The security guard’s words are a chilling metaphor for the belief which Burl Cain, the Warden of Angola from 1995, openly embraced. For Cain, Woodfox’s guilt or innocence in the murder of Brent Miller was beside the point. In a 2008 deposition, Cain said that even if Woodfox were innocent, he should still be in solitary confinement: “It seems as though Albert Woodfox and Herman Wallace is locked in time with that Black Panther revolutionary actions they were doing way back when. And from that, there’s been no rehabilitation… I still know that he is still trying to practice Black Pantherism, and I still would not want him walking around my prison because he would organize the young new inmates. I would have me all kind of problems, more than I could stand, and I would have the blacks chasing after them.”
Angola’s view of Black radicals as being dangerously contagious is also evident in the treatment of the third member of the Angola 3, Robert “King ” Wilkerson. A few days after the death of Brent Miller, King was transferred to Angola from Orleans Parish Prison, where he had met and worked with members of the New Orleans Black Panthers who had survived the police shootout at the Desire housing project in 1970. Even though he couldn’t possibly have been involved with Miller’s death from over 100 miles away, officials justified the 29 years he spent in solitary confinement by continuously claiming he was “under investigation” for Miller’s death. The only connection between him and the other two members of the Angola 3 was their shared political values.
This is far from the only case of our legal system holding a grudge against Black Panthers and other radical minority groups with a similar creed. Leonard Peltier, a prominent member of the American Indian Movement, an organization which (like the Panthers) believed in structural change through community support and self-defense, has been serving two life sentences in Pennsylvania for shooting two FBI agents since 1975. The agents, along with an AIM member whose death has never been investigated, died in a shootout at the Pine Ridge reservation in South Dakota. There has never been sufficient evidence to suggest Peltier was the shooter. Like Woodfox, Peltier has fought tirelessly for a fair trial, with little success. When public pressure created a push to see Peltier pardoned at the end of President Clinton’s term, hundreds of FBI agents came to the White House to protest. The long list of incarcerated veterans of the politically volatile Vietnam era includes former Black Panther and death row inmate Mumia Abu-Jamal, Puerto Rican activist Oscar López Rivera (serving a 55 year sentence on charges of “seditious conspiracy”), and many others.

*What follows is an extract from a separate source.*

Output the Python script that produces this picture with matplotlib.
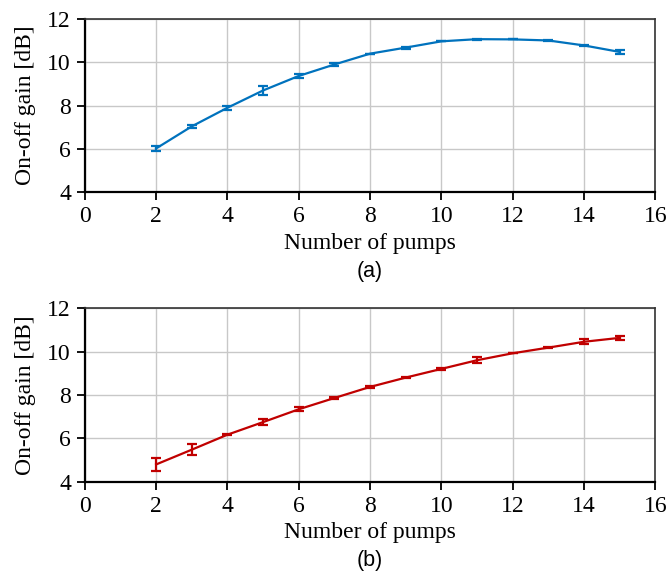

Malik Rahim, the founder of the New Orleans BPP chapter and indispensable advocate for the Angola 3, told me during an interview in 2012 that this kind of political persecution has long lasting consequences. “The warning has been engrained in everybody that if you buck this system, we gonna lock you up just like them and it will take you 40 years. And you better hope you get lucky that someone will get behind you.”
To observe the treatment of ‘60s and ‘70s political dissidents is to see into the heart of the prison industrial complex, a construct which Angela Davis, in “Are Prisons Obsolete?” says requires “understandings of the punishment process that take into account economic and political structures and ideologies, rather than focusing myopically on individual crime.” If the prisons act as practically unassailable mechanisms of control for a larger economic and political system, how do we reevaluate our right to freedom of speech and assembly in that context? If fighting for self-defense and determination is a crime, then what does it really mean to be a criminal? What does it mean not to be?
These are urgent questions in a time and state where mass incarceration is at epidemic proportions. For those of us on the sidelines of the hard-won victory of Albert Woodfox, it is crucial to follow his dauntless lead. Soon after his release, Woodfox told The Guardian that he had no intention of slowing down in his fight against the prison system, saying: “We have got to stop this, and having been a victim of it for so long myself, that’s what I’m going to do.”